## GOAL OF THE EXERCISE
Extract everything from the first line through the line with "-23.3, -23.7, -23.45, -23.65]", both ends included, except for any pictures.

## GIVEN MATERIAL
-.-.-
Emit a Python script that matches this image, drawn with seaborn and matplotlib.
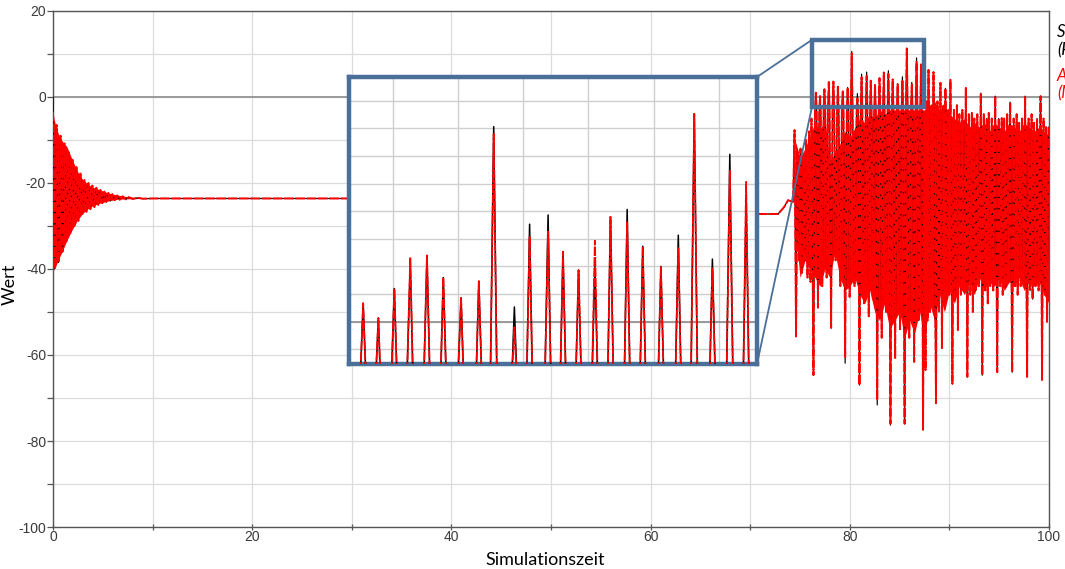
import numpy as np
import pandas as pd
import matplotlib
matplotlib.use("Agg")
import matplotlib.pyplot as plt
from matplotlib.patches import Rectangle, ConnectionPatch
from matplotlib.ticker import MultipleLocator
import seaborn as sns

# --- Einschwingvorgang: abwechselnde Maxima / Minima ---
t_decay = [0.0, 0.15, 0.35, 0.55, 0.75, 0.95, 1.15, 1.35, 1.55, 1.75, 1.95, 2.15,
           2.35, 2.55, 2.75, 2.95, 3.15, 3.35, 3.55, 3.75, 3.95, 4.15, 4.35, 4.55,
           4.75, 4.95, 5.15, 5.35, 5.55, 5.75, 5.95, 6.2, 6.45, 6.7, 7.0, 7.3, 7.6,
           8.0, 8.5, 9.0]
v_decay = [0.0, -40.0, -6.5, -38.5, -9.0, -36.0, -10.8, -33.5, -12.8, -31.5, -14.6, -30.0,
           -16.3, -28.8, -17.8, -27.2, -19.3, -26.7, -20.0, -26.1, -20.6, -25.6, -21.1, -25.1,
           -21.6, -24.7, -22.0, -24.4, -22.3, -24.2, -22.6, -24.0, -22.9, -23.9, -23.1, -23.8,
           -23.3, -23.7, -23.45, -23.65]

# Hüllkurven des Einschwingvorgangs
t_decay_env = [0.0, 0.1, 0.2, 0.4, 0.7, 1.0, 1.4, 2.0, 2.5, 3.0, 3.5, 4.0, 4.7, 5.5,
               6.4, 7.2, 8.0, 9.0]
decay_top = [-3.5, -5.0, -6.0, -7.7, -9.5, -10.5, -11.6, -15.0, -17.5, -19.3, -20.3,
             -21.0, -21.6, -22.3, -22.8, -23.1, -23.3, -23.5]
decay_bottom = [-40.0, -40.0, -39.8, -38.6, -37.0, -35.5, -33.3, -30.5, -28.5, -27.0,
                -26.0, -25.3, -24.7, -24.2, -23.8, -23.7, -23.65, -23.6]

# --- Ruhephase ---
t_rest = [10.0, 30.0, 50.0, 70.0, 72.8, 73.4, 73.8, 74.3]
v_rest = [-23.6, -23.6, -25.4, -27.2, -27.2, -25.6, -24.0, -24.4]

# --- Instabile Phase: Spitzen nach oben und unten ---
t_burst = [74.45, 74.6, 74.75, 74.9, 75.05, 75.2, 75.35, 75.5, 75.6, 75.75, 75.9, 76.05,
           76.15, 76.35,
           76.5, 76.59, 76.67, 76.8, 76.93, 77.01, 77.08, 77.23, 77.37, 77.45, 77.53, 77.67,
           77.8, 77.89, 77.97, 78.12, 78.26, 78.35, 78.43, 78.57, 78.72, 78.8, 78.88, 79.05,
           79.2, 79.29, 79.37, 79.53, 79.7, 79.78, 79.86, 79.98, 80.1, 80.19, 80.28, 80.47,
           80.68, 80.76, 80.84, 80.97, 81.1, 81.18, 81.26, 81.43, 81.6, 81.69, 81.77, 81.9,
           82.02, 82.1, 82.18, 82.31, 82.45, 82.53, 82.61, 82.75, 82.9, 82.98, 83.06, 83.2,
           83.33, 83.41, 83.49, 83.64, 83.79, 83.87, 83.95, 84.08, 84.22, 84.3, 84.38, 84.55,
           84.72, 84.8, 84.88, 85.04, 85.2, 85.28, 85.36, 85.5, 85.63, 85.72, 85.81, 85.97,
           86.14, 86.22, 86.3, 86.46, 86.61, 86.7, 86.79, 86.92, 87.07, 87.15, 87.23, 87.35,
           87.5, 87.6, 87.7, 87.8, 87.9, 88.05, 88.2, 88.3, 88.4, 88.65, 88.8, 88.95,
           89.1, 89.25, 89.4, 89.5, 89.6, 89.75, 89.9, 90.0, 90.1, 90.3, 90.45, 90.6,
           90.75, 90.85, 91.0, 91.15, 91.3, 91.45, 91.65, 91.8, 91.95, 92.1, 92.25, 92.35,
           92.5, 92.65, 92.8, 92.95, 93.15, 93.3, 93.45, 93.6, 93.75, 93.85, 93.95, 94.1,
           94.25, 94.4, 94.6, 94.8, 94.95, 95.1, 95.25, 95.35, 95.5, 95.65, 95.8, 95.95,
           96.1, 96.3, 96.45, 96.6, 96.75, 96.85, 97.0, 97.15, 97.3, 97.45, 97.6, 97.8,
           97.95, 98.1, 98.25, 98.35, 98.5, 98.65, 98.8, 98.95, 99.15, 99.3, 99.45, 99.6,
           99.7, 99.8, 99.95]
v_burst = [-7.7, -55.7, -14.0, -38.0, -12.0, -40.9, -14.0, -38.0, -10.0, -42.0, -8.0, -43.0,
           -5.0, -64.7,
           -3.6, 1.0, -3.2, -49.0, -3.4, 0.2, -3.8, -44.0, -3.0, 1.8, -3.5, -42.0,
           -2.9, 3.2, -3.6, -53.7, -3.3, 3.6, -3.1, -38.0, -3.5, 2.4, -3.0, -44.0,
           -3.2, 1.3, -3.7, -61.9, -3.4, 2.2, -3.1, -46.5, -2.8, 10.6, -3.3, -44.0,
           -3.5, 0.8, -3.6, -67.0, -3.0, 5.3, -3.4, -48.0, -3.2, 5.8, -3.5, -51.0,
           -3.6, 3.8, -3.1, -47.0, -3.3, 2.8, -3.5, -71.6, -3.1, 3.0, -3.4, -56.0,
           -3.6, 5.7, -3.0, -50.0, -3.2, 6.1, -3.5, -76.3, -3.4, 4.1, -3.1, -60.7,
           -3.5, 3.0, -3.2, -54.0, -3.0, 4.7, -3.6, -76.0, -2.9, 11.3, -3.3, -56.0,
           -3.4, 3.4, -3.1, -61.6, -3.0, 9.1, -3.5, -52.0, -3.2, 6.7, -3.4, -77.4,
           -4.0, -63.5, -1.0, -52.0, 6.3, -50.0, -2.0, -48.0, 5.8, -71.2, -1.0, -50.0,
           3.3, -58.4, -2.0, -48.0, 2.0, -47.0, -3.0, -46.0, 4.0, -66.7, -3.0, -46.0,
           -1.9, -54.2, -4.0, -46.0, -3.0, -45.0, 2.1, -65.1, -4.0, -46.0, -3.7, -50.0,
           -5.0, -45.0, -4.0, -44.0, 0.9, -64.7, -4.0, -45.0, -5.0, -48.0, -3.7, -44.0,
           -5.0, -45.0, 0.2, -64.0, -5.0, -44.0, -4.9, -46.0, -5.0, -44.0, -4.0, -43.0,
           -1.2, -64.0, -5.0, -44.0, -4.0, -46.0, -6.0, -44.0, -5.0, -44.0, 0.2, -65.1,
           -5.0, -45.0, -4.0, -47.0, -6.0, -44.0, -5.0, -45.0, 0.2, -65.8, -5.0, -46.0,
           -7.0, -52.3, -7.0]

# Stellen, an denen die rote Kurve von der schwarzen abweicht
red_departures = {0.0: -3.5, 77.89: 3.5, 79.53: -60.5, 80.19: 10.2, 80.76: -0.3,
                  81.18: 4.6, 81.69: 4.9, 82.75: -70.5, 82.98: 4.4, 83.87: 5.4,
                  84.08: -76.0, 85.28: 4.0, 86.22: 2.9, 86.7: 8.2, 87.15: 7.6}

# Dichter Kern der instabilen Phase (Hüllkurven)
t_core = [74.5, 75.0, 75.5, 76.0, 76.5, 77.0, 77.5, 78.0, 78.5, 79.0, 79.5, 80.0, 80.5,
          81.0, 81.5, 82.0, 82.5, 83.0, 83.5, 84.0, 84.5, 85.0, 85.5, 86.0, 86.5, 87.0,
          87.5, 88.0, 88.5, 89.0, 89.5, 90.0, 90.5, 91.0, 91.5, 92.0, 92.5, 93.0, 93.5,
          94.0, 94.5, 95.0, 95.5, 96.0, 96.5, 97.0, 97.5, 98.0, 98.5, 99.0, 99.5, 100.0]
core_upper = [-10, -14, -12, -9, -6, -8, -5, -15, -13, -11, -8, -10, -7,
              -5, -6, -4, -5, -3, -4, -3, -3, -3, -3, -3, -3, -3,
              -3, -2, -1, -3, -2, -4, -5, -6, -5, -7, -6, -7, -6,
              -8, -6, -7, -8, -6, -7, -8, -6, -7, -8, -7, -8, -9]
core_lower = [-30, -42, -38, -40, -42, -44, -40, -42, -36, -42, -45, -44, -42,
              -46, -48, -45, -50, -52, -48, -54, -52, -50, -56, -52, -55, -50,
              -56, -48, -52, -46, -50, -45, -48, -44, -46, -43, -46, -42, -45,
              -43, -44, -42, -45, -43, -44, -42, -45, -43, -44, -43, -46, -48]

legend_labels = ["Simulation\n(Referenz)", "Approximation\n(Modell)"]

# Ausschnitt für die Vergrößerung
zoom_x = (76.2, 87.45)
zoom_y = (-2.3, 13.3)

# ---------------------------------------------------------------
t_all = t_decay + t_rest + t_burst
v_black = v_decay + v_rest + v_burst
v_red = [red_departures.get(t, v) for t, v in zip(t_all, v_black)]
df = pd.DataFrame({"t": t_all, "schwarz": v_black, "rot": v_red})

sns.set_theme(style="whitegrid")
plt.rcParams["font.family"] = ["Liberation Sans", "DejaVu Sans"]
plt.rcParams["axes.unicode_minus"] = False

RED = "#ff0000"
BLUE = "#4a6f98"
GRID = "#dcdcdc"
SPINE = "#555555"

fig = plt.figure(figsize=(10.65, 5.69), dpi=100)
fig.patch.set_facecolor("white")
ax = fig.add_axes([0.0498, 0.0738, 0.9352, 0.9069])


def draw_traces(a, lw_black=0.85, lw_red=1.4):
    a.fill_between(t_decay_env, decay_bottom, decay_top, color=RED, lw=0, zorder=2)
    a.fill_between(t_core, core_lower, core_upper, color=RED, lw=0, zorder=2)
    sns.lineplot(data=df, x="t", y="schwarz", estimator=None, sort=False,
                 color="black", lw=lw_black, ax=a, zorder=3)
    sns.lineplot(data=df, x="t", y="rot", estimator=None, sort=False,
                 color=RED, lw=lw_red, linestyle=(0, (5, 0.8)), ax=a, zorder=4)
    a.axhline(0, color="#9a9a9a", lw=1.4, zorder=1.5)


draw_traces(ax)

ax.set_xlim(0, 100)
ax.set_ylim(-100, 20)
ax.xaxis.set_major_locator(MultipleLocator(20))
ax.xaxis.set_minor_locator(MultipleLocator(10))
ax.yaxis.set_major_locator(MultipleLocator(20))
ax.yaxis.set_minor_locator(MultipleLocator(10))
ax.grid(True, which="both", color=GRID, lw=0.9)
ax.set_facecolor("white")
for s in ax.spines.values():
    s.set_color(SPINE)
    s.set_linewidth(1.0)
ax.tick_params(axis="y", which="both", direction="out", length=4, width=0.9,
               color=SPINE, labelsize=10, labelcolor="#3a3a3a", pad=1, left=True)
ax.tick_params(axis="x", which="both", direction="inout", length=4, width=0.9,
               color=SPINE, labelsize=10, labelcolor="#3a3a3a", pad=0, bottom=True)

ax.set_xlabel("Simulationszeit", fontsize=13, family=["Lato", "DejaVu Sans"], color="black")
ax.set_ylabel("Wert", fontsize=13, family=["Lato", "DejaVu Sans"], color="black")
ax.xaxis.set_label_coords(0.494, -0.048)
ax.yaxis.set_label_coords(-0.035, 0.47)

# Vergrößerter Ausschnitt
ax_in = fig.add_axes([0.3277, 0.3603, 0.3831, 0.5044])
ax_in.set_facecolor("white")
draw_traces(ax_in, lw_black=1.1, lw_red=1.3)
ax_in.set_xlim(*zoom_x)
ax_in.set_ylim(*zoom_y)
ax_in.set_xlabel("")
ax_in.set_ylabel("")
ax_in.set_axisbelow(True)
ax_in.xaxis.set_major_locator(MultipleLocator(1.8))
ax_in.yaxis.set_major_locator(MultipleLocator(1.5))
ax_in.grid(True, which="major", color="#cfcfcf", lw=1.0, linestyle="-")
ax_in.tick_params(length=0, labelbottom=False, labelleft=False)
for s in ax_in.spines.values():
    s.set_color(BLUE)
    s.set_linewidth(3.2)
ax_in.set_zorder(10)

rect = Rectangle((zoom_x[0], zoom_y[0]), zoom_x[1] - zoom_x[0], zoom_y[1] - zoom_y[0],
                 fill=False, edgecolor=BLUE, lw=3.2, zorder=20)
ax.add_patch(rect)
for yin, yz in [(1, zoom_y[1]), (0, zoom_y[0])]:
    con = ConnectionPatch(xyA=(1, yin), coordsA=ax_in.transAxes,
                          xyB=(zoom_x[0], yz), coordsB=ax.transData,
                          color=BLUE, lw=1.3, zorder=20)
    fig.add_artist(con)

# Legende am rechten Rand
for label, color, ytop in zip(legend_labels, ["black", RED], [0.957, 0.881]):
    fig.text(0.9925, ytop, label, color=color, fontsize=12, style="italic",
             family=["Lato", "DejaVu Sans"], va="top", ha="left", linespacing=1.15)

fig.savefig("out.png", dpi=100)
-.-.-
## FULL ANSWER
Emit a Python script that matches this image, drawn with seaborn and matplotlib.
import numpy as np
import pandas as pd
import matplotlib
matplotlib.use("Agg")
import matplotlib.pyplot as plt
from matplotlib.patches import Rectangle, ConnectionPatch
from matplotlib.ticker import MultipleLocator
import seaborn as sns

# --- Einschwingvorgang: abwechselnde Maxima / Minima ---
t_decay = [0.0, 0.15, 0.35, 0.55, 0.75, 0.95, 1.15, 1.35, 1.55, 1.75, 1.95, 2.15,
           2.35, 2.55, 2.75, 2.95, 3.15, 3.35, 3.55, 3.75, 3.95, 4.15, 4.35, 4.55,
           4.75, 4.95, 5.15, 5.35, 5.55, 5.75, 5.95, 6.2, 6.45, 6.7, 7.0, 7.3, 7.6,
           8.0, 8.5, 9.0]
v_decay = [0.0, -40.0, -6.5, -38.5, -9.0, -36.0, -10.8, -33.5, -12.8, -31.5, -14.6, -30.0,
           -16.3, -28.8, -17.8, -27.2, -19.3, -26.7, -20.0, -26.1, -20.6, -25.6, -21.1, -25.1,
           -21.6, -24.7, -22.0, -24.4, -22.3, -24.2, -22.6, -24.0, -22.9, -23.9, -23.1, -23.8,
           -23.3, -23.7, -23.45, -23.65]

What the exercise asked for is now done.